The Autorité de la Concurrence levied the €80 million fine over the pair’s ‘jumping the gun’ by effectively merging their operations ahead of receiving a green light from the regulator.
CIMA has objected to Altice’s plan to have SFR pay the entirety of the fine and wants a 50:50 split with the parent company.
CIMA has also objected to Altice’s plan to rebrand SFR in its own image, arguing that the Altice brand has no public recognition in France and that SFR is a well-established consumer-facing brand with a goodwill value of €904 million.
According to French financial daily Les Echos, citing sources close to SFR, the decision to abandon the SFR brand will translate into a depreciation of goodwill associated with the brand that will have no negative impact on the group’s balance sheet or EBITDA.
CIMA has also objected to Altice boss Patrick Drahi’s plan to relocate the French service provider from its Saint-Denis base to new, allegedly more expensive offices.

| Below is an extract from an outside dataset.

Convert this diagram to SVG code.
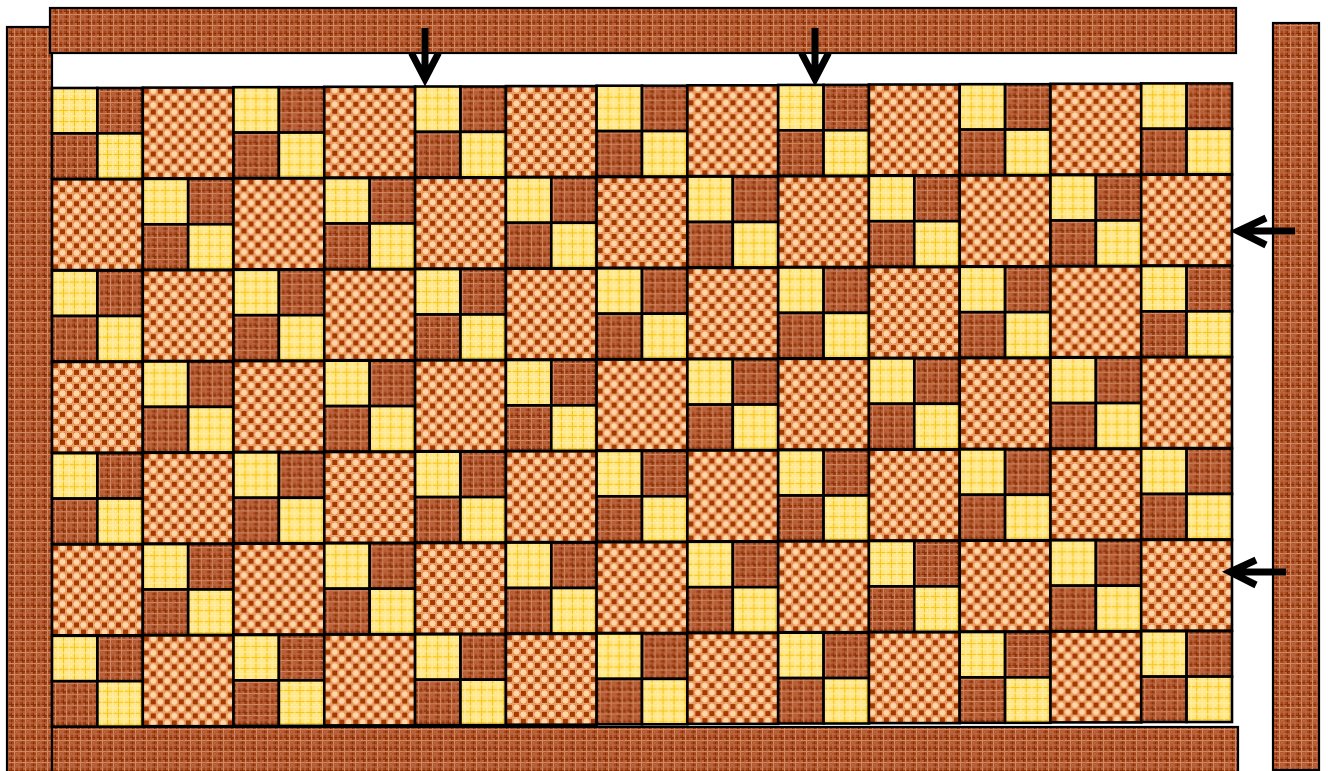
<svg xmlns="http://www.w3.org/2000/svg" xmlns:xlink="http://www.w3.org/1999/xlink" width="1328" height="771" viewBox="0 0 1328 771">
<style>
.bd{stroke:#000;stroke-width:2.2;fill:url(#plaid)}
.blk{stroke:#000;stroke-width:2.6}
.arr{fill:none;stroke:#000;stroke-width:7;stroke-linejoin:miter;stroke-miterlimit:10}
</style>
<defs>
<pattern id="plaid" width="11" height="11" patternUnits="userSpaceOnUse">
<rect width="11" height="11" fill="#a9471a"/>
<rect x="0" y="0" width="1.2" height="11" fill="#8a3005"/>
<rect x="0" y="0" width="11" height="1.2" fill="#8a3005"/>
<rect x="3" y="0" width="1.2" height="11" fill="#d08a66"/>
<rect x="0" y="3" width="11" height="1.2" fill="#d08a66"/>
<rect x="7.5" y="0" width="1" height="11" fill="#c27352"/>
<rect x="0" y="7.5" width="11" height="1" fill="#c27352"/>
<rect x="5.5" y="5.5" width="0.9" height="0.9" fill="#f4dccc"/>
<rect x="1.5" y="9.5" width="0.9" height="0.9" fill="#f4dccc"/>
<rect x="9.5" y="1.5" width="0.9" height="0.9" fill="#f4dccc"/>
</pattern>
<pattern id="yel" width="11" height="11" patternUnits="userSpaceOnUse">
<rect width="11" height="11" fill="#ffe47e"/>
<rect x="0" y="0" width="1" height="11" fill="#f6c51a"/>
<rect x="0" y="0" width="11" height="1" fill="#f6c51a"/>
<rect x="5.5" y="0" width="1" height="11" fill="#fff1ae"/>
<rect x="0" y="5.5" width="11" height="1" fill="#fff1ae"/>
<rect x="3" y="3" width="0.9" height="0.9" fill="#ffffff"/>
<rect x="8" y="8" width="0.9" height="0.9" fill="#ffffff"/>
<rect x="8" y="3" width="0.9" height="0.9" fill="#fffbe0"/>
</pattern>
<pattern id="chk" width="14" height="14" patternUnits="userSpaceOnUse">
<rect width="14" height="14" fill="#eea266"/>
<circle cx="10.5" cy="3.5" r="3.7" fill="#ffd6a8" stroke="#d8783a" stroke-width="0.8"/>
<circle cx="3.5" cy="10.5" r="3.7" fill="#ffd6a8" stroke="#d8783a" stroke-width="0.8"/>
<rect x="1" y="1" width="5" height="5" fill="#a33a04"/>
<rect x="8" y="8" width="5" height="5" fill="#a33a04"/>
</pattern>
<g id="fp">
<rect class="blk" x="0" y="0" width="45.4" height="45.4" fill="url(#yel)"/>
<rect class="blk" x="45.4" y="0" width="45.4" height="45.4" fill="url(#plaid)"/>
<rect class="blk" x="0" y="45.4" width="45.4" height="45.4" fill="url(#plaid)"/>
<rect class="blk" x="45.4" y="45.4" width="45.4" height="45.4" fill="url(#yel)"/>
</g>
<g id="ck">
<rect class="blk" x="0" y="0" width="90.8" height="90.8" fill="url(#chk)"/>
</g>
</defs>
<rect width="1328" height="771" fill="#fff"/>
<g id="borders">
<rect id="border-left" class="bd" x="7" y="27" width="45" height="760"/>
<rect id="border-top" class="bd" x="50" y="8" width="1186" height="45"/>
<rect id="border-right" class="bd" x="1273" y="23" width="46" height="747"/>
<rect id="border-bottom" class="bd" x="52" y="727" width="1186" height="60"/>
</g>
<g id="quilt">
<g id="col0" transform="translate(52,0)">
<g id="b0-0" transform="translate(0,88)"><use href="#fp"/></g>
<g id="b1-0" transform="translate(0,179.3)"><use href="#ck"/></g>
<g id="b2-0" transform="translate(0,270.6)"><use href="#fp"/></g>
<g id="b3-0" transform="translate(0,361.9)"><use href="#ck"/></g>
<g id="b4-0" transform="translate(0,453.2)"><use href="#fp"/></g>
<g id="b5-0" transform="translate(0,544.5)"><use href="#ck"/></g>
<g id="b6-0" transform="translate(0,635.8)"><use href="#fp"/></g>
</g>
<g id="col1" transform="translate(142.8,-0.4)">
<g id="b0-1" transform="translate(0,88)"><use href="#ck"/></g>
<g id="b1-1" transform="translate(0,179.3)"><use href="#fp"/></g>
<g id="b2-1" transform="translate(0,270.6)"><use href="#ck"/></g>
<g id="b3-1" transform="translate(0,361.9)"><use href="#fp"/></g>
<g id="b4-1" transform="translate(0,453.2)"><use href="#ck"/></g>
<g id="b5-1" transform="translate(0,544.5)"><use href="#fp"/></g>
<g id="b6-1" transform="translate(0,635.8)"><use href="#ck"/></g>
</g>
<g id="col2" transform="translate(233.5,-0.8)">
<g id="b0-2" transform="translate(0,88)"><use href="#fp"/></g>
<g id="b1-2" transform="translate(0,179.3)"><use href="#ck"/></g>
<g id="b2-2" transform="translate(0,270.6)"><use href="#fp"/></g>
<g id="b3-2" transform="translate(0,361.9)"><use href="#ck"/></g>
<g id="b4-2" transform="translate(0,453.2)"><use href="#fp"/></g>
<g id="b5-2" transform="translate(0,544.5)"><use href="#ck"/></g>
<g id="b6-2" transform="translate(0,635.8)"><use href="#fp"/></g>
</g>
<g id="col3" transform="translate(324.3,-1.2)">
<g id="b0-3" transform="translate(0,88)"><use href="#ck"/></g>
<g id="b1-3" transform="translate(0,179.3)"><use href="#fp"/></g>
<g id="b2-3" transform="translate(0,270.6)"><use href="#ck"/></g>
<g id="b3-3" transform="translate(0,361.9)"><use href="#fp"/></g>
<g id="b4-3" transform="translate(0,453.2)"><use href="#ck"/></g>
<g id="b5-3" transform="translate(0,544.5)"><use href="#fp"/></g>
<g id="b6-3" transform="translate(0,635.8)"><use href="#ck"/></g>
</g>
<g id="col4" transform="translate(415.1,-1.5)">
<g id="b0-4" transform="translate(0,88)"><use href="#fp"/></g>
<g id="b1-4" transform="translate(0,179.3)"><use href="#ck"/></g>
<g id="b2-4" transform="translate(0,270.6)"><use href="#fp"/></g>
<g id="b3-4" transform="translate(0,361.9)"><use href="#ck"/></g>
<g id="b4-4" transform="translate(0,453.2)"><use href="#fp"/></g>
<g id="b5-4" transform="translate(0,544.5)"><use href="#ck"/></g>
<g id="b6-4" transform="translate(0,635.8)"><use href="#fp"/></g>
</g>
<g id="col5" transform="translate(505.9,-1.9)">
<g id="b0-5" transform="translate(0,88)"><use href="#ck"/></g>
<g id="b1-5" transform="translate(0,179.3)"><use href="#fp"/></g>
<g id="b2-5" transform="translate(0,270.6)"><use href="#ck"/></g>
<g id="b3-5" transform="translate(0,361.9)"><use href="#fp"/></g>
<g id="b4-5" transform="translate(0,453.2)"><use href="#ck"/></g>
<g id="b5-5" transform="translate(0,544.5)"><use href="#fp"/></g>
<g id="b6-5" transform="translate(0,635.8)"><use href="#ck"/></g>
</g>
<g id="col6" transform="translate(596.6,-2.3)">
<g id="b0-6" transform="translate(0,88)"><use href="#fp"/></g>
<g id="b1-6" transform="translate(0,179.3)"><use href="#ck"/></g>
<g id="b2-6" transform="translate(0,270.6)"><use href="#fp"/></g>
<g id="b3-6" transform="translate(0,361.9)"><use href="#ck"/></g>
<g id="b4-6" transform="translate(0,453.2)"><use href="#fp"/></g>
<g id="b5-6" transform="translate(0,544.5)"><use href="#ck"/></g>
<g id="b6-6" transform="translate(0,635.8)"><use href="#fp"/></g>
</g>
<g id="col7" transform="translate(687.4,-2.7)">
<g id="b0-7" transform="translate(0,88)"><use href="#ck"/></g>
<g id="b1-7" transform="translate(0,179.3)"><use href="#fp"/></g>
<g id="b2-7" transform="translate(0,270.6)"><use href="#ck"/></g>
<g id="b3-7" transform="translate(0,361.9)"><use href="#fp"/></g>
<g id="b4-7" transform="translate(0,453.2)"><use href="#ck"/></g>
<g id="b5-7" transform="translate(0,544.5)"><use href="#fp"/></g>
<g id="b6-7" transform="translate(0,635.8)"><use href="#ck"/></g>
</g>
<g id="col8" transform="translate(778.2,-3.1)">
<g id="b0-8" transform="translate(0,88)"><use href="#fp"/></g>
<g id="b1-8" transform="translate(0,179.3)"><use href="#ck"/></g>
<g id="b2-8" transform="translate(0,270.6)"><use href="#fp"/></g>
<g id="b3-8" transform="translate(0,361.9)"><use href="#ck"/></g>
<g id="b4-8" transform="translate(0,453.2)"><use href="#fp"/></g>
<g id="b5-8" transform="translate(0,544.5)"><use href="#ck"/></g>
<g id="b6-8" transform="translate(0,635.8)"><use href="#fp"/></g>
</g>
<g id="col9" transform="translate(868.9,-3.5)">
<g id="b0-9" transform="translate(0,88)"><use href="#ck"/></g>
<g id="b1-9" transform="translate(0,179.3)"><use href="#fp"/></g>
<g id="b2-9" transform="translate(0,270.6)"><use href="#ck"/></g>
<g id="b3-9" transform="translate(0,361.9)"><use href="#fp"/></g>
<g id="b4-9" transform="translate(0,453.2)"><use href="#ck"/></g>
<g id="b5-9" transform="translate(0,544.5)"><use href="#fp"/></g>
<g id="b6-9" transform="translate(0,635.8)"><use href="#ck"/></g>
</g>
<g id="col10" transform="translate(959.7,-3.8)">
<g id="b0-10" transform="translate(0,88)"><use href="#fp"/></g>
<g id="b1-10" transform="translate(0,179.3)"><use href="#ck"/></g>
<g id="b2-10" transform="translate(0,270.6)"><use href="#fp"/></g>
<g id="b3-10" transform="translate(0,361.9)"><use href="#ck"/></g>
<g id="b4-10" transform="translate(0,453.2)"><use href="#fp"/></g>
<g id="b5-10" transform="translate(0,544.5)"><use href="#ck"/></g>
<g id="b6-10" transform="translate(0,635.8)"><use href="#fp"/></g>
</g>
<g id="col11" transform="translate(1050.5,-4.2)">
<g id="b0-11" transform="translate(0,88)"><use href="#ck"/></g>
<g id="b1-11" transform="translate(0,179.3)"><use href="#fp"/></g>
<g id="b2-11" transform="translate(0,270.6)"><use href="#ck"/></g>
<g id="b3-11" transform="translate(0,361.9)"><use href="#fp"/></g>
<g id="b4-11" transform="translate(0,453.2)"><use href="#ck"/></g>
<g id="b5-11" transform="translate(0,544.5)"><use href="#fp"/></g>
<g id="b6-11" transform="translate(0,635.8)"><use href="#ck"/></g>
</g>
<g id="col12" transform="translate(1141.2,-4.6)">
<g id="b0-12" transform="translate(0,88)"><use href="#fp"/></g>
<g id="b1-12" transform="translate(0,179.3)"><use href="#ck"/></g>
<g id="b2-12" transform="translate(0,270.6)"><use href="#fp"/></g>
<g id="b3-12" transform="translate(0,361.9)"><use href="#ck"/></g>
<g id="b4-12" transform="translate(0,453.2)"><use href="#fp"/></g>
<g id="b5-12" transform="translate(0,544.5)"><use href="#ck"/></g>
<g id="b6-12" transform="translate(0,635.8)"><use href="#fp"/></g>
</g>
</g>
<g id="connectors">
<path class="arr" d="M425 28 V78 M411.5 53 L425 79 L438.5 53"/>
<path class="arr" d="M815 28 V78 M801.5 53 L815 79 L828.5 53"/>
<path class="arr" d="M1295 231 H1240 M1266 218 L1238 231 L1266 245"/>
<path class="arr" d="M1286 572 H1232 M1256 560 L1230 572 L1256 585"/>
</g>
</svg>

CIMA last year objected to Altice’s plan to take over all of the shares in SFR that it did not already own, writing the markets regulator the AMF withy an allegation that two members of the administrative committee of SFR tasked with looking into the offer had ties to Altice, and that Accuracy, the firm tasked with evaluating the terms of the transaction, was biased.
The AMF subsequently rejected Altice’s bid to take over the 22.25% that it did not already own, to the parent company’s consternation.
Altice subsequently upped its stake by buying shares on the market.